A mesma disposição de Davi com os estudos, Sophia também demonstrou para a mãe, a secretária Cristiane Ribeiro Leite, 42 anos. Quando precisou retornar ao trabalho presencial, Cristiane optou por deixar a filha de segunda a sexta na casa dos avós maternos, Marilei e João Carlos Leite, de 71 e 75 anos, respectivamente. E foi com o apoio deles que Cristiane contratou a professora de séries iniciais Nathalia Becker para aulas particulares três vezes por semana, sempre no final da tarde ou no início da noite.
— Como trabalho o dia todo, eu não teria como ajudá-la nas tarefas. E as crianças da escola não têm aulas online. A alfabetização é um dos níveis mais importantes da criança e, infelizmente, isso não está acontecendo a distância na escola. Não tem como termos a didática sem as crianças estarem em aula. Estamos fazendo o possível. Meu irmão tem impressora e eu também imprimo algumas coisas no trabalho, mas muitos pais e mães não têm. Alguns nem celular com internet têm para pegar os exercícios. Está muito difícil mesmo — diz a mãe de Sophia.
Cristiane, assim como Denise, fazem parte do grupo de pais que, junto com a professora Adriana, buscaram a melhor alternativa para que as aulas continuem mesmo com distanciamento. Desta forma, definiram que as tarefas deverão ser distribuídas via rede social para facilitar aos que não têm acesso a pacote de dados de internet. O mesmo grupo apoiou a ideia de, uma vez por semana, a professora dar uma aula online via WhatsApp para dois grupos, pela manhã e pela noite, para que as crianças possam interagir. Com o reinício das aulas presenciais, Adriana pretende manter apenas uma turma no período da noite, pois pela manhã está na escola.
Três vezes por semana, a professora particular auxilia Sophia nas tarefas repassadas por Adriana e reforça algumas atividades com a menina. Sophia conta com entusiasmo a experiência de ter aula a distância, mas revela o anseio de ter aulas na escola.
— Estou aprendendo as vogais e a palavra mais difícil que eu aprendi até agora foi o nome da minha avó. Faço os temas com a profe em casa e também pego os temas que a minha professora da escola está me dando. Tive aula com ela pelo telefone e foi boa, mas travava muito. Eu gosto da aula com a profe em casa, mas estou com muita vontade de voltar porque sinto falta dos colegas e da escola.

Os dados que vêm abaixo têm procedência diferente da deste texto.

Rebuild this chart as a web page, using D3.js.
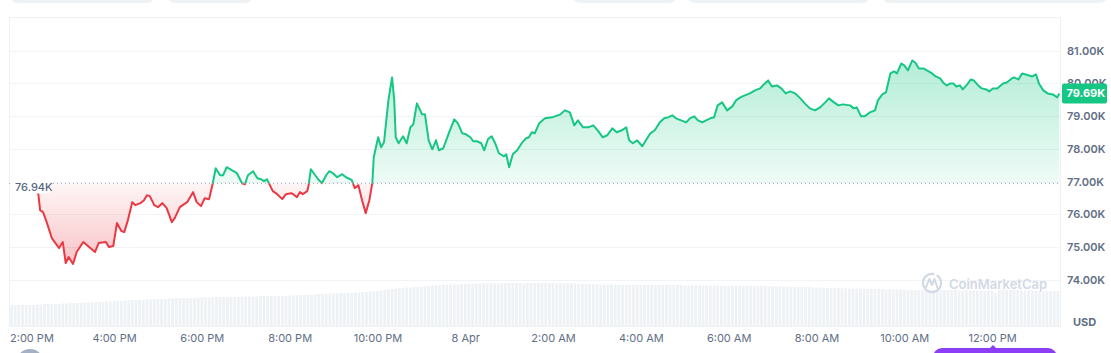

Para o líder de políticas educacionais do Todos Pela Educação, Gabriel Corrêa, os efeitos que o fechamento prolongado das escolas têm nas crianças e nos adolescentes e nos jovens são muito severos e duradouros. Gabriel destaca que, neste momento, é preciso fortalecer as estratégias de ensino remoto. Onde não há acesso à conectividade ou a dispositivos, que sejam enviados materiais impressos, que ocorra algum contato da escola com estes alunos e, principalmente, um planejamento para o retorno presencial de todos.
— Este fechamento prolongado das escolas, muito causado pela incompetência do Brasil em lidar com a pandemia, vai afetar fortemente esta geração de crianças e adolescentes que estão nas escolas. Por exemplo, um aluno que está em período de alfabetização ser alfabetizado pelo celular, de forma remota, é muito difícil, praticamente impossível. Já passamos mais de um ano do fechamento de escolas e a gente enxerga que muitas prefeituras, muitos governos estaduais ainda não fizeram o básico para garantir uma qualidade mínima deste ensino — declara.